Mais le plus extraordinaire, selon moi, ne se voit mais s’imagine; et puis, lorsque nous l’avons à l’esprit, nous ne pouvons plus l’y soustraire… c’est l’équilibre. Le juste équilibre entre ingénierie et architecture, prémices à l’analyse de Mies, la première pour tenir et la seconde pour émouvoir (paraphrasant Corbu), subtile bipédie pour qui veut atteindre le sublime sans quoi le bâti va à cloche-pied, ou pire, se traîne ! L’acier, matériau dur, issu d’alliage, de ces régions où s’est installé la sidérurgie, est décliné ici en façade en profilés et en tôles, les uns tout en relief et verticaux raidis par les autres tout aplaties et horizontales, comme frères et sœurs croisant leurs bras et s’unissant; l’équilibre du cadre familial de l’acier, dessiné par l’architecte avec ingénuité, élégance et sûrement avec une certaine tendresse pour ce matériau, paraît-il, sans noblesse. Des hauts fourneaux à la façade, via la table à dessin de l’architecte, quelle destinée !

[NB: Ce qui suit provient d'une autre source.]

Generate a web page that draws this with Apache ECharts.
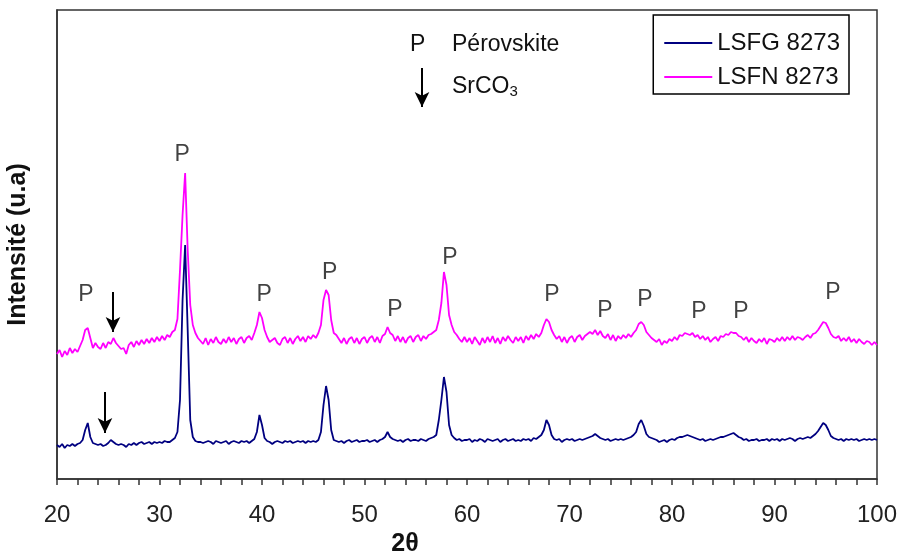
<!DOCTYPE html>
<html>
<head>
<meta charset="utf-8">
<script src="https://cdn.jsdelivr.net/npm/echarts@6/dist/echarts.min.js"></script>
<style>
html,body{margin:0;padding:0;background:#fff;}
#chart{width:899px;height:552px;}
</style>
</head>
<body>
<div id="chart"></div>
<script>
// 2θ grid of the scans
const twoThetaStart = 20;
const twoThetaStep = 0.25;

// Intensities (arbitrary units), one value per 0.25° from 20° to 100°
const lsfnIntensity = [
  125,129,122,128,124,131,126,130,127,133,139,149,151,141,131,136,132,130,136,131,
  137,135,141,136,133,130,131,125,134,137,132,138,134,139,135,140,136,141,137,142,
  138,143,139,144,142,147,149,160,209,264,306,229,174,154,146,141,138,135,141,134,
  140,136,142,137,135,140,136,142,137,141,135,140,142,136,141,143,139,146,154,167,
  161,149,142,137,139,141,136,134,140,142,136,141,135,140,143,138,142,137,143,140,
  144,141,146,154,179,189,184,159,146,144,140,136,141,135,140,142,136,141,135,140,
  142,136,141,143,137,142,136,143,145,152,146,144,138,143,137,142,136,141,143,137,
  142,144,138,143,140,144,145,147,149,159,176,207,194,164,154,147,144,140,137,142,
  137,141,135,142,138,134,141,136,142,137,143,136,141,135,142,138,143,139,136,142,
  138,142,136,143,139,144,140,145,142,146,154,160,157,149,144,140,143,137,142,136,
  141,143,137,142,144,139,143,145,147,145,149,144,148,143,141,145,139,144,138,143,
  140,144,141,145,142,146,149,155,157,154,147,144,141,139,137,140,134,138,136,140,
  138,142,139,144,143,146,145,144,146,142,144,140,143,139,142,137,140,142,138,143,
  142,145,144,147,146,146,143,142,139,142,137,141,138,136,140,137,141,135,140,139,
  137,141,138,142,138,142,139,143,139,142,141,139,142,144,141,145,146,149,153,157,
  156,151,145,142,141,143,138,141,138,142,137,140,136,140,137,135,138,137,134,137,
  134
];
const lsfgIntensity = [
  34,32,35,31,34,33,35,33,35,36,39,49,56,42,36,35,34,35,33,34,
  36,39,37,35,34,35,34,32,35,34,36,34,36,37,35,36,37,35,37,36,
  37,36,38,37,37,39,41,47,79,179,234,149,59,42,38,37,37,36,37,38,
  37,35,38,37,36,37,38,35,37,38,37,36,38,37,38,36,38,40,47,64,
  54,41,38,37,35,37,38,37,36,38,37,38,36,37,38,37,38,36,38,37,
  38,37,39,47,74,93,79,49,39,38,37,38,36,38,39,37,38,39,37,38,
  38,39,37,38,39,37,39,40,42,47,42,40,39,38,39,37,39,40,38,39,
  39,38,40,39,38,40,41,42,44,59,79,102,87,54,44,41,39,40,38,39,
  39,40,37,39,38,40,39,37,40,39,38,39,40,37,39,40,38,39,40,38,
  39,38,40,39,40,38,41,40,42,44,49,59,54,44,40,39,40,37,39,40,
  39,40,38,39,40,39,40,41,42,43,45,43,41,40,39,40,38,39,40,39,
  40,39,40,41,42,44,47,55,59,53,45,42,41,40,39,37,38,39,37,39,
  40,39,41,42,42,43,44,43,42,41,40,39,40,38,39,40,39,40,41,42,
  42,43,44,45,46,44,42,41,39,40,38,39,39,40,38,39,39,40,38,40,
  39,40,38,40,39,40,41,40,38,40,41,40,41,42,41,43,45,48,52,56,
  54,49,43,41,40,39,40,38,40,39,40,39,40,38,39,40,39,40,39,40,
  39
];

// "P" (perovskite) peak labels
const perovLabelTheta = [22.83, 32.2, 40.2, 46.6, 52.98, 58.34, 68.29, 73.46, 77.37, 82.63, 86.73, 95.71];
const perovLabelY     = [184, 324, 184, 206, 169, 221, 184, 168, 179, 167, 167, 186];

// SrCO3 arrows: [theta, yStart, yTip]
const srco3LSFN = [25.46, 187, 147];
const srco3LSFG = [24.68, 87, 46];
const keyArrow  = [55.61, 411, 372];

const seriesNames = ['LSFG 8273', 'LSFN 8273'];
const xTicks = [20, 30, 40, 50, 60, 70, 80, 90, 100];

const FONT = "'Liberation Sans', Arial, sans-serif";

function toPairs(arr) {
  return arr.map((v, i) => [twoThetaStart + i * twoThetaStep, v]);
}
function arrowLine(a) {
  return [{ coord: [a[0], a[1]], symbol: 'none' }, { coord: [a[0], a[2]], symbol: 'arrow' }];
}

const chart = echarts.init(document.getElementById('chart'), null, { renderer: 'canvas' });
chart.setOption({
  animation: false,
  backgroundColor: '#fff',
  textStyle: { fontFamily: FONT },
  grid: {
    left: 57, right: 22, top: 10, bottom: 73,
    show: true, borderColor: '#333', borderWidth: 1.5,
    containLabel: false, outerBoundsMode: 'none'
  },
  legend: {
    data: seriesNames,
    orient: 'vertical',
    right: 50,
    top: 15,
    borderColor: '#000',
    borderWidth: 1.5,
    padding: [16, 9, 5, 10],
    itemGap: 10,
    itemWidth: 48,
    itemHeight: 14,
    itemStyle: { opacity: 0 },
    textStyle: { fontSize: 24, color: '#111', fontFamily: FONT, lineHeight: 24 }
  },
  xAxis: {
    type: 'value',
    min: xTicks[0],
    max: xTicks[xTicks.length - 1],
    interval: 10,
    name: '2θ',
    nameLocation: 'middle',
    nameGap: 51,
    nameTextStyle: { fontSize: 25, fontWeight: 'bold', color: '#111', padding: [0, 124, 0, 0] },
    axisLine: { show: true, lineStyle: { color: '#333', width: 1.5 } },
    axisTick: { show: true, inside: false, length: 6, lineStyle: { color: '#333', width: 1.5 } },
    minorTick: { show: true, splitNumber: 5, length: 6, lineStyle: { color: '#333', width: 1.5 } },
    axisLabel: { fontSize: 24, color: '#222', margin: 24 },
    splitLine: { show: false }
  },
  yAxis: {
    type: 'value',
    min: 0,
    max: 469,
    name: 'Intensité (u.a)',
    nameLocation: 'middle',
    nameGap: 26,
    nameTextStyle: { fontSize: 25, fontWeight: 'bold', color: '#111' },
    axisLine: { show: true, lineStyle: { color: '#333', width: 1.5 } },
    axisTick: { show: false },
    axisLabel: { show: false },
    splitLine: { show: false }
  },
  graphic: [
    { type: 'text', left: 410, top: 33, style: { text: 'P', font: '23px ' + FONT, fill: '#111' } },
    { type: 'text', left: 452, top: 33, style: { text: 'Pérovskite', font: '23px ' + FONT, fill: '#111' } },
    { type: 'text', left: 452, top: 75, style: {
        text: '{a|SrCO}{b|3}',
        rich: {
          a: { fontSize: 23, fontFamily: FONT, fill: '#111', color: '#111' },
          b: { fontSize: 15, fontFamily: FONT, fill: '#111', color: '#111', padding: [10, 0, 0, 0] }
        }
      } }
  ],
  series: [
    {
      name: seriesNames[0],
      type: 'line',
      data: toPairs(lsfgIntensity),
      symbol: 'none',
      lineStyle: { color: '#000080', width: 1.8 },
      itemStyle: { color: '#000080' },
      z: 3,
      markLine: {
        silent: true,
        symbolSize: [11, 15],
        label: { show: false },
        lineStyle: { color: '#000', type: 'solid', width: 2 },
        data: [arrowLine(srco3LSFG)]
      }
    },
    {
      name: seriesNames[1],
      type: 'line',
      data: toPairs(lsfnIntensity),
      symbol: 'none',
      lineStyle: { color: '#ff00ff', width: 1.8 },
      itemStyle: { color: '#ff00ff' },
      z: 2,
      markLine: {
        silent: true,
        symbolSize: [11, 15],
        label: { show: false },
        lineStyle: { color: '#000', type: 'solid', width: 2 },
        data: [arrowLine(srco3LSFN), arrowLine(keyArrow)]
      }
    },
    {
      name: 'Pérovskite labels',
      type: 'scatter',
      symbolSize: 1,
      itemStyle: { color: 'rgba(0,0,0,0)' },
      silent: true,
      label: { show: true, formatter: 'P', position: 'inside', fontSize: 23, color: '#111', fontFamily: FONT },
      data: perovLabelTheta.map((t, i) => [t, perovLabelY[i]])
    }
  ]
});
</script>
</body>
</html>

Alors qu’Hector Guimard s’essoufflait dans son style, que des pionniers tels que Perret ou de Baudot se lançaient dans une nouvelle aventure, celle du ciment armé – utilisant l’acier pour « augmenter » la structure du corps bâti comme la technologie d’aujourd’hui le fait avec le squelette du corps humain -, d’autres, Chedanne ou l’architecte fantôme, envisagèrent et réalisèrent un immeuble à la façade – à l’allure, au visage, à la gueule – industrielle, métallique, populaire, tant surprenante que fantastique… et équilibrée. Déjà en ces temps industriels, elle intriguait les flâneurs de la rue Réaumur, pensez qu’aujourd’hui encore leurs descendants la prennent en photo avec leurs visages d’enfants émerveillés. L’émotion, au final, parfois le supplante au mystère.